AO's worden gehouden in de kleinere zalen van het Kamergebouw

"Over twee weken is er een AO hierover, dus graag geen debat, maar laten we het dan bespreken", klinkt het dan bijvoorbeeld tijdens de Regeling. Bij een Algemeen Overleg is net als bij een plenair debat een bewindspersoon aanwezig. In de commissies, waarin alle partijen zijn vertegenwoordigd, wordt overigens ook weer gesteggeld over de onderwerpen die daar al dan niet op de agenda moeten komen.

53 Kamerleden

Maar even terug naar de plenaire debatten. In de regel gaan ze over onderwerpen die in de actualiteit zijn, bijvoorbeeld naar aanleiding van een onthulling in een krant of de publicatie van een onderzoek. Eind maart bijvoorbeeld kwamen er rapporten over de zaak-Anne Faber naar buiten, nog geen week later was er een debat met minister Dekker.

Dat ging als volgt in de Regeling op de dag dat de rapporten naar buiten kwamen: "Deze aanvraag doe ik (...) namens alle fracties hier in de Tweede Kamer, omdat we allemaal voelen hoe vreselijk dit is en vinden dat er antwoorden moeten komen", zei PvdA-Kamerlid Kuiken. Omdat alle partijen al van tevoren hadden laten weten dat ze de noodzaak zagen, kwam dat debat er zonder enige discussie.

Maar zo gaat het niet altijd. Zo vroeg Kamerlid Wassenberg van de Partij voor de Dieren eind mei een debat aan over fraude met biobrandstoffen. De partijen SP, GroenLinks en PVV steunden zijn aanvraag; met zijn eigen partij 53 Kamerleden bij elkaar, geen meerderheid dus.

Dertigledendebatten

Toch was het toen nog niet klaar. "Dan wil ik het debat op de lijst van dertigledendebatten zetten", zei Wassenberg toen de berekening was gemaakt. Een meerderheid is namelijk niet per se nodig om een debat aan te vragen.

Sinds 2004 kunnen dertig (of meer) parlementariërs - een vijfde van de Kamer dus - op die manier iets op de plenaire agenda krijgen. Vaak gebeurt dat als een reguliere debataanvraag niet is gelukt, of als er in de Kamercommissie geen meerderheid is om het daar op de agenda te zetten. Een handig instrument dus voor de oppositie om zaken die zij belangrijk vinden voor het voetlicht te krijgen.

Maar het veroorzaakt ook "een enorme stroom aan debatten", ziet Otjes, die aan de Universiteit Leiden en de RUG werkt. Die stroom is inderdaad aanzienlijk, vorig jaar zijn er honderden dertigledendebatten gehouden.
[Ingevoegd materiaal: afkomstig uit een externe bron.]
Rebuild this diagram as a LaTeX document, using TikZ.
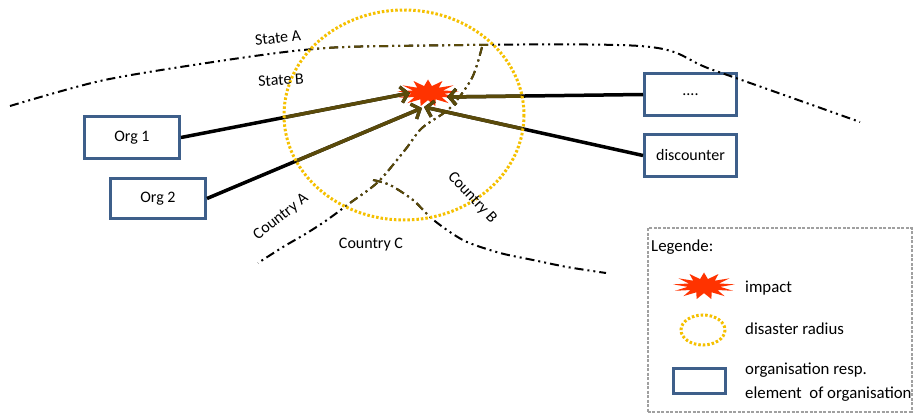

Op dit moment staan er nog zo'n honderd reguliere debatten op de wachtlijst, en ongeveer evenveel dertigledendebatten. Sommige al ruim een jaar.

Alles komt op de lijst en als er ruimte is, wordt het ingepland.

Woordvoerder Tweede Kamer

De dertigledendebatten heetten in eerste instantie spoeddebatten, maar die naam werd snel opgegeven, vertelt Otjes. "Het was aanvankelijk de bedoeling om zaken die spelen snel te bespreken. Maar als je nu nog de voorpagina van De Telegraaf van een jaar geleden behandelt, dan slaat dat nergens op."

Nadeel van een dertigledendebat is dus dat het geen prioriteit heeft; de aanvraag belandt onderop de stapel zogezegd. "Alles komt op de lijst en als er ruimte is, wordt het ingepland", zegt een woordvoerder van de Tweede Kamer.

Dat de agenda van de Kamer dichtslibt is geen reden voor partijen om minder debatten aan te vragen, ziet Otjes. "Een goed voorbeeld van het prisoners dilemma. Als jij je inhoudt en geen debat aanvraagt, dan doet een ander het wel. En dan krijgt die dus de aandacht."

Gevolg is dus dat er meer dan genoeg onderwerpen op de Kameragenda staan, maar wanneer ze uiteindelijk besproken worden, is een tweede vraag.